The bus took us quickly from Paddington to busy old Camden – it was a pity we weren’t on one of the super duper new Route Masters – they really are fantastic. Comfortable, quiet, great design and you can get on and off when you want. So good to see so many are being brought on line.
We booked ourselves into the first ‘slot’ available for trip down into the lock – it was very busy and, with 16 people per trip, the slots became full very quickly.
A view of the construction site from the footbridge. At present the canal is still technically open by using the second lock although there’s very little traffic at the moment.
Wow! Looking towards the top gates, you can see where the lower water line is normally. There was nearly a meter of silt and debris to be cleared to uncover the original two hundred year old floor of the lock. The brick floor was in great condition, the sides of the lock were refaced about a hundred years ago.
The bottom cill with the new gates in place. Each gate weighs two and a half tons and replace the previous twenty year old ones. They are made from sustainable English oak and cost (if we can remember what we were told) more than £30,000 the pair.
The maintenance crew found quite a lot of “treasure” during the clearing of the silt.
The bottom gates are fitted with new plastic paddles with PTFE slides to make them much easier to open.

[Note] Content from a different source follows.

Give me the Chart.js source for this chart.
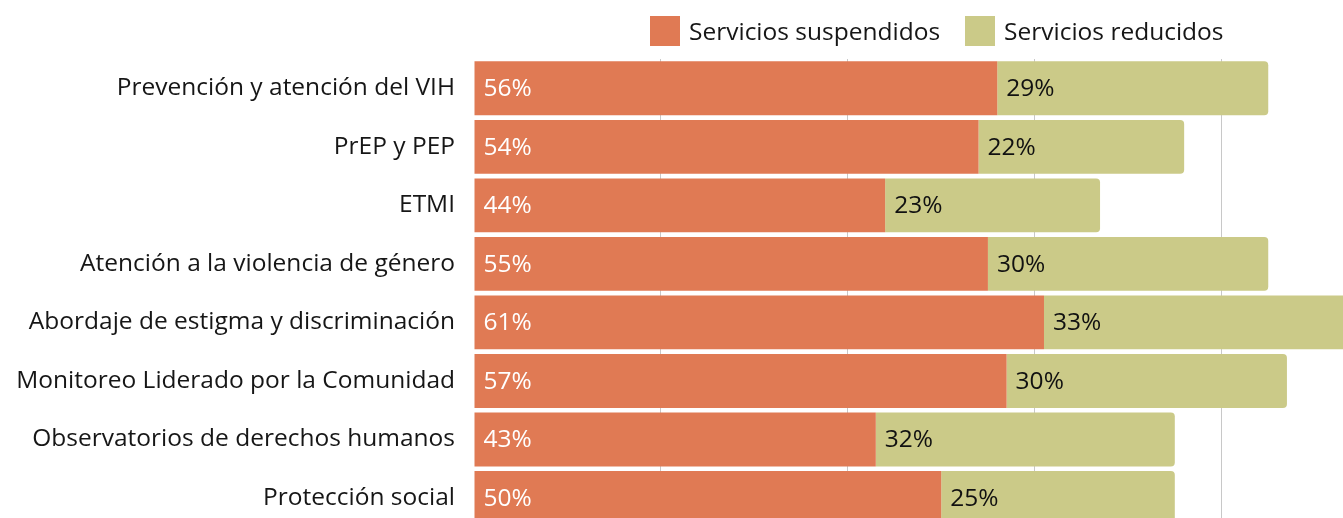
<!DOCTYPE html>
<html lang="es">
<head>
    <meta charset="UTF-8">
    <title>Servicios suspendidos y reducidos</title>
    <script src="https://cdn.jsdelivr.net/npm/chart.js"></script>
    <style>
        body {
            margin: 0;
            overflow: hidden;
            background: #fff;
            font-family: "Open Sans", "Noto Sans", sans-serif;
        }
        .wrap {
            position: relative;
            width: 1343px;
            height: 561px;
        }
        .legend {
            position: absolute;
            top: 16px;
            left: 650px;
            display: flex;
            align-items: center;
            font-size: 24.5px;
            line-height: 30px;
            color: #161616;
        }
        .legend span.box {
            display: inline-block;
            width: 30px;
            height: 30px;
            margin-right: 9px;
        }
        .legend .item {
            display: flex;
            align-items: center;
            margin-right: 25px;
        }
        canvas {
            position: absolute;
            top: 0;
            left: 0;
        }
    </style>
</head>
<body>
<div class="wrap">
    <canvas id="myChart" width="1343" height="561"></canvas>
    <div class="legend">
        <div class="item"><span class="box" style="background:#e07a54"></span>Servicios suspendidos</div>
        <div class="item"><span class="box" style="background:#cbca88"></span>Servicios reducidos</div>
    </div>
</div>

<script>
    const categorias = [
        "Prevención y atención del VIH",
        "PrEP y PEP",
        "ETMI",
        "Atención a la violencia de género",
        "Abordaje de estigma y discriminación",
        "Monitoreo Liderado por la Comunidad",
        "Observatorios de derechos humanos",
        "Protección social"
    ];
    const suspendidos = [56, 54, 44, 55, 61, 57, 43, 50];
    const reducidos = [29, 22, 23, 30, 33, 30, 32, 25];
    const xMax = 93;

    const fuente = '"Open Sans", "Noto Sans", sans-serif';

    // porcentajes dentro de cada barra
    const etiquetas = {
        id: 'etiquetas',
        afterDatasetsDraw(chart) {
            const ctx = chart.ctx;
            ctx.save();
            ctx.font = '24.5px ' + fuente;
            ctx.textBaseline = 'middle';
            ctx.textAlign = 'left';
            chart.data.datasets.forEach((ds, i) => {
                const meta = chart.getDatasetMeta(i);
                ctx.fillStyle = i === 0 ? '#ffffff' : '#111111';
                meta.data.forEach((bar, j) => {
                    const start = Math.min(bar.base, bar.x);
                    ctx.fillText(ds.data[j] + '%', start + 9, bar.y + 1);
                });
            });
            ctx.restore();
        }
    };

    const config = {
        type: 'bar',
        data: {
            labels: categorias,
            datasets: [
                {
                    label: 'Servicios suspendidos',
                    data: suspendidos,
                    backgroundColor: '#e07a54',
                    barPercentage: 0.92,
                    categoryPercentage: 1
                },
                {
                    label: 'Servicios reducidos',
                    data: reducidos,
                    backgroundColor: '#cbca88',
                    borderRadius: { topRight: 4, bottomRight: 4 },
                    borderSkipped: false,
                    barPercentage: 0.92,
                    categoryPercentage: 1
                }
            ]
        },
        options: {
            indexAxis: 'y',
            responsive: false,
            animation: false,
            layout: { padding: { top: 59, left: 0, right: 0, bottom: 0 } },
            plugins: {
                legend: { display: false },
                tooltip: { enabled: false }
            },
            scales: {
                x: {
                    stacked: true,
                    min: 0,
                    max: xMax,
                    ticks: { display: false, stepSize: 20 },
                    border: { display: false },
                    grid: {
                        drawTicks: false,
                        color: (c) => (c.tick && c.tick.value > 0 && c.tick.value % 20 === 0) ? '#c8c8c8' : 'rgba(0,0,0,0)'
                    },
                    afterFit: (scale) => { scale.height = 12; }
                },
                y: {
                    stacked: true,
                    grid: { display: false, drawTicks: false },
                    border: { display: false },
                    ticks: {
                        padding: 19,
                        color: '#161616',
                        font: { family: fuente, size: 24.5 }
                    },
                    afterFit: (scale) => { scale.width = 474; }
                }
            }
        },
        plugins: [etiquetas]
    };

    const myChart = new Chart(document.getElementById('myChart'), config);
</script>
</body>
</html>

We were reminded that they can still come detached if they’re dropped!
It was marvellous to be able to see how and where the water comes in at the top end of the lock. There’s a brick culvert on either side over two feet in diameter so “us boaters” can now understand why our boats can be thrown around by the huge force of water when the top paddles are opened. During this maintenance period the seepage water is continually taken away by the sump pump so that the public keep their feet dry.
We were well looked after by the C&RT staff and volunteers and they spared no expense getting us safely in and out of the lock.
The temporary dam of wooden beams works very well at keeping the water out at the bottom end.
A view from the lock edge of the lovely new gates.
It was a real treat to go down into the lock and see the full structure and workings and we complement C&RT on their efforts at giving the public a chance to do something so special – and we have to thank Adam for his timely information which allowed us this special treat.
We had lunch on the hoof in Camden Market, where there’s more food choice than you shake a stick at, and then we walked over to Kings Cross for a lunchtime drink in a nice little pub we discovered a while back, close to the canal museum. Tonight we hope to enjoy some London Saturday nightlife in Soho.